There are a few other places where cache works:
1. It can help set up a Hunting Party deck - silver, cache, copper, and a terminal silver works almost as well as gold; in slow games (e.g. militia) it can be better to get to an 8 coin combo sooner than buy another HP and wait to get your gold.
2. It can work okay with counting house. One that works surprisingly well is cache/counting house in a colony game. You can buy counting houses at the end of the shuffle, particularly cards that will miss the shuffle (like a typical turn 5 purchase) and caches early in the shuffle. This provides more juice for the counting house and a gold to work with as well. It still gets beat hard by a lot of other options, but can get better with any sort of sifting (discarding coppers for benefit becomes much more powerful).
3. Draw/bank also works well with cache. Something like margrave or council room doesn't mind the bloat and having more treasures helps the bank a good bit.
4. Strong trashing. Say you open cache/chapel. The cache requires that you burn another turn or two on trashing, but increases your buying power very quickly (particularly if you have a second shuffle collision of your buys) and decrease the odds of having a sub-silver turn.

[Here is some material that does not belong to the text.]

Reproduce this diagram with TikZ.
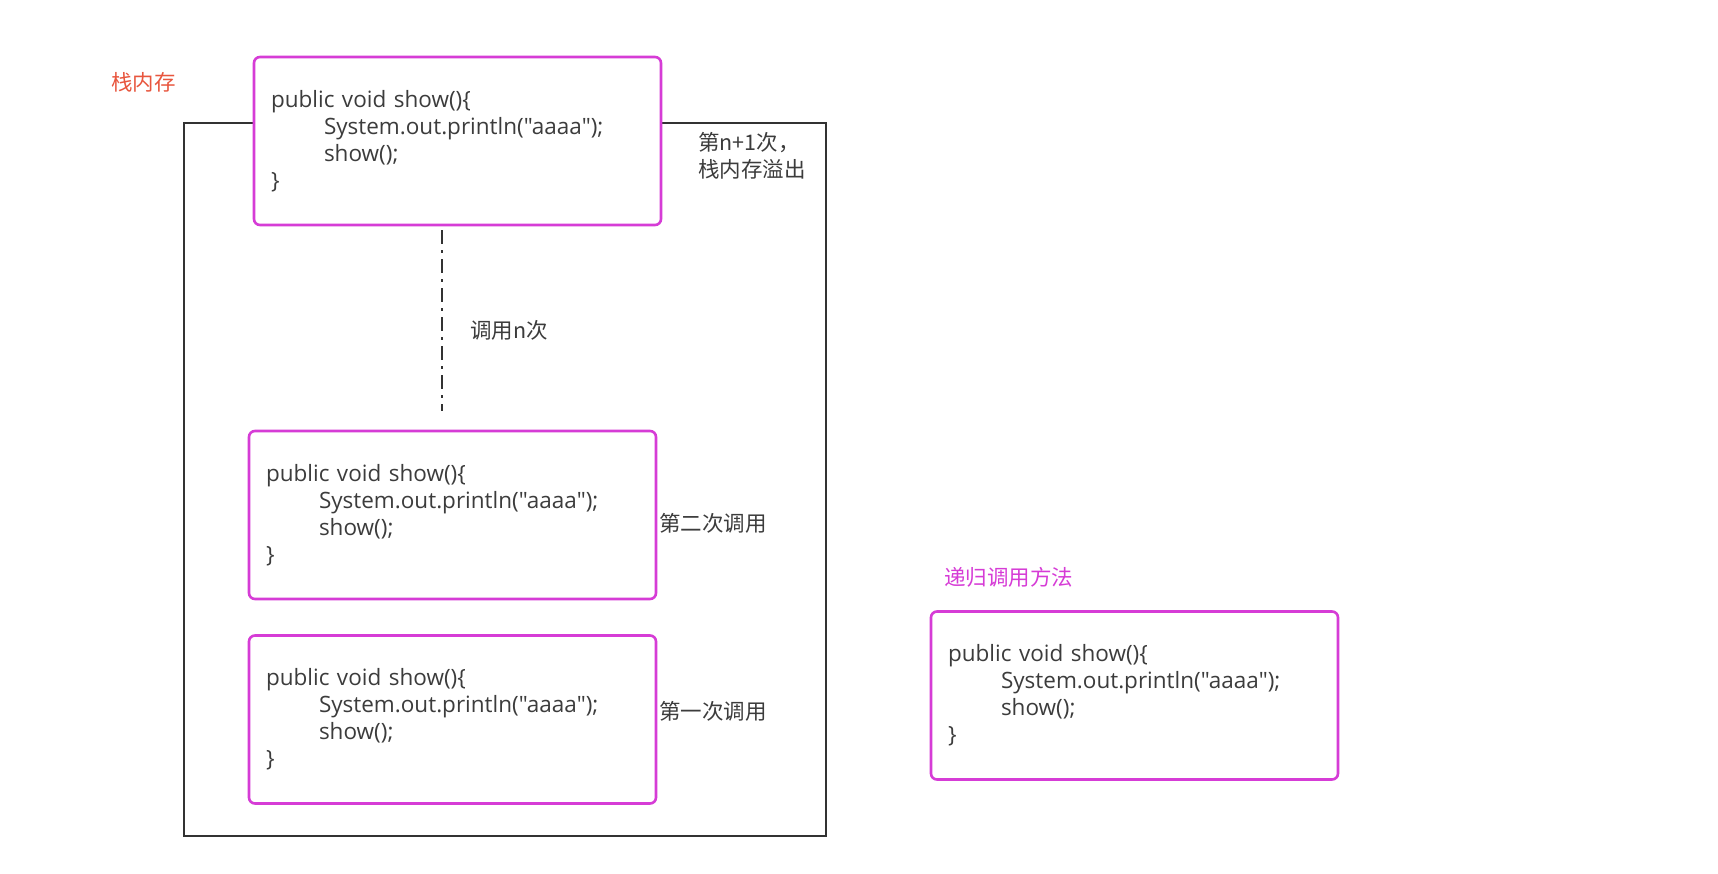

Likewise, if you build a strong draw engine (e.g. border village/embassy), you can often chapel away the coppers in one go.
5. Cache is good starter food a pricey golem deck. Normally you want to buy your actions at 5 in a golem deck, but if your actions are above the 6 coin price point (e.g. goons/BV/expand/forge), or you are going to run into colliding terminals (too many council rooms early is not that great) then cache can help boot strap up to the expensive stuff. Cache works especially well with golem/sifters.